■ Given material:
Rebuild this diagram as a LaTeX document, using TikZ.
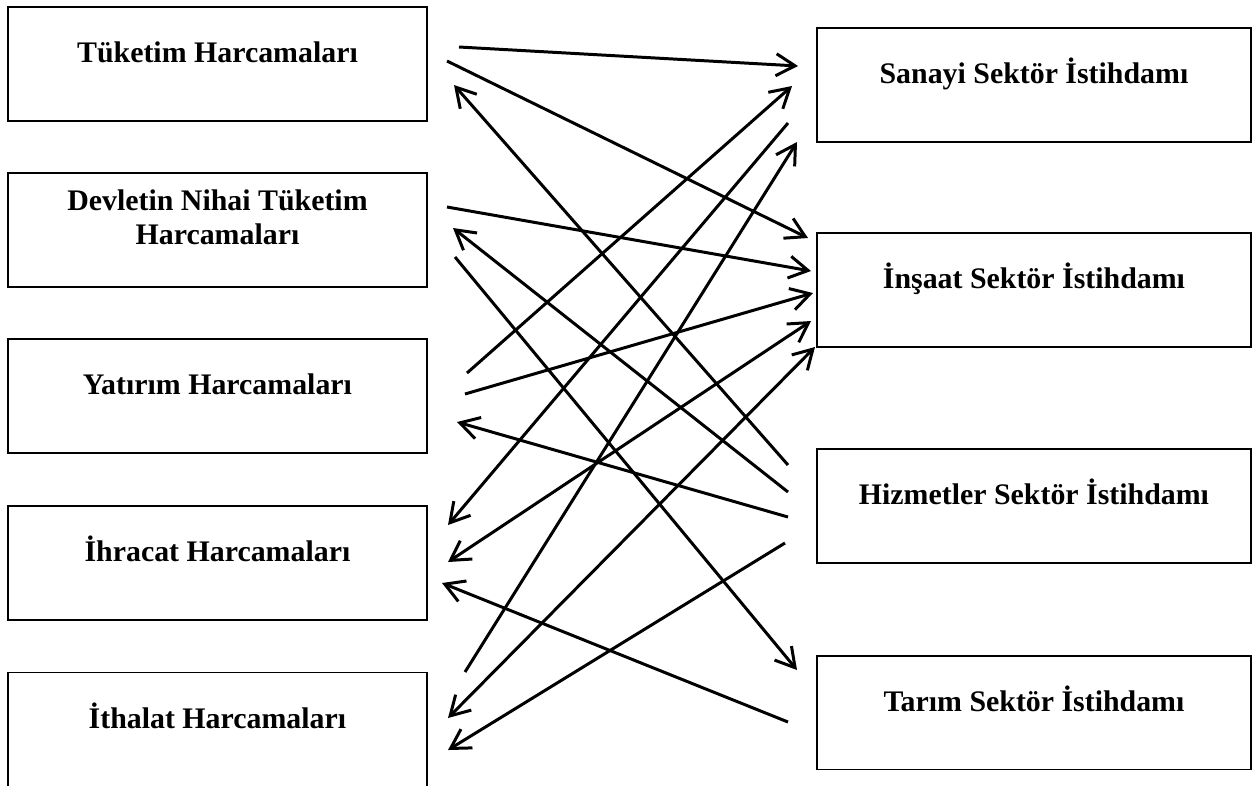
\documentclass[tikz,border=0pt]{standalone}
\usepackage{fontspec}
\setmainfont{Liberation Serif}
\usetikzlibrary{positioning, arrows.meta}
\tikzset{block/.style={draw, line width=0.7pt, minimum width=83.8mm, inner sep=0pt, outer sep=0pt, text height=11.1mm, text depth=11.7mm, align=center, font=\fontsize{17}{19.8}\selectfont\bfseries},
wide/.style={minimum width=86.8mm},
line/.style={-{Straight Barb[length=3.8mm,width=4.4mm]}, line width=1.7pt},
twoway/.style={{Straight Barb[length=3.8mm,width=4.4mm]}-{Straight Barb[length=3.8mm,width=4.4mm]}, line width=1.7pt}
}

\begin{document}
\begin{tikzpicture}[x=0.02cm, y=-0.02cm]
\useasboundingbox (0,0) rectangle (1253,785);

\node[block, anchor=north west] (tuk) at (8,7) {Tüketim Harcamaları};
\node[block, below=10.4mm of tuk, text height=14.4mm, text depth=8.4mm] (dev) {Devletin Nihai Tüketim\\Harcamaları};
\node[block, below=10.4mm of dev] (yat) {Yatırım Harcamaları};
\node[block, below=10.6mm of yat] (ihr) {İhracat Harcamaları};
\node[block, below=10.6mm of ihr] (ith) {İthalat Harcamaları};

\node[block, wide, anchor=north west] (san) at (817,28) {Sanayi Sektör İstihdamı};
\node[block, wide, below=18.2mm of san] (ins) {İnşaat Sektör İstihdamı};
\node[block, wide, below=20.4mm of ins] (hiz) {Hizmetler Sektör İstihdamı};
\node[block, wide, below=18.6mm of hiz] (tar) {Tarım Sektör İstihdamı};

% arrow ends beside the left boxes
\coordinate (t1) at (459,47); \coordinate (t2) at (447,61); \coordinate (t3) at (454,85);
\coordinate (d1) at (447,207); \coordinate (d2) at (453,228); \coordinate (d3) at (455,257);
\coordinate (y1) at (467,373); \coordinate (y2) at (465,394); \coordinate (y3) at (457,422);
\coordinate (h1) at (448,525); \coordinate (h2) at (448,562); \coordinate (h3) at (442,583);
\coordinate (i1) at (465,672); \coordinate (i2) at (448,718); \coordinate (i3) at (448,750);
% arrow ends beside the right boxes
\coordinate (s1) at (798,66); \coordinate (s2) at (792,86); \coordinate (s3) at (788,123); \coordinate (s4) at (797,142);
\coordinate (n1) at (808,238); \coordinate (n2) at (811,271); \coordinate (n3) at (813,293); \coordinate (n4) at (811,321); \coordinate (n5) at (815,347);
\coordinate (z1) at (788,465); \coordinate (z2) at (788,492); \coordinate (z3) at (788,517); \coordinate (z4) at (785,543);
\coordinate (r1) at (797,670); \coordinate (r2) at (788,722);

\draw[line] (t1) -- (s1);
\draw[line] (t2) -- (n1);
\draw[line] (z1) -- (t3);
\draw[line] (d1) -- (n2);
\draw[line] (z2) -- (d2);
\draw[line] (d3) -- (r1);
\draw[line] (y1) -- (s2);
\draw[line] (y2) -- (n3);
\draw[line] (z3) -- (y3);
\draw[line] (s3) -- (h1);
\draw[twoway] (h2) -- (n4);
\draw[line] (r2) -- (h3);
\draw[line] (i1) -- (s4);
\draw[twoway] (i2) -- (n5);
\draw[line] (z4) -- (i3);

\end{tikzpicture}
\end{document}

■ The task:
From the first line of the material down to the line containing "(0,0) rectangle (1253,785);", inclusive, return each line exactly, skipping any picture.

■ Finished task:
Rebuild this diagram as a LaTeX document, using TikZ.
\documentclass[tikz,border=0pt]{standalone}
\usepackage{fontspec}
\setmainfont{Liberation Serif}
\usetikzlibrary{positioning, arrows.meta}
\tikzset{block/.style={draw, line width=0.7pt, minimum width=83.8mm, inner sep=0pt, outer sep=0pt, text height=11.1mm, text depth=11.7mm, align=center, font=\fontsize{17}{19.8}\selectfont\bfseries},
wide/.style={minimum width=86.8mm},
line/.style={-{Straight Barb[length=3.8mm,width=4.4mm]}, line width=1.7pt},
twoway/.style={{Straight Barb[length=3.8mm,width=4.4mm]}-{Straight Barb[length=3.8mm,width=4.4mm]}, line width=1.7pt}
}

\begin{document}
\begin{tikzpicture}[x=0.02cm, y=-0.02cm]
\useasboundingbox (0,0) rectangle (1253,785);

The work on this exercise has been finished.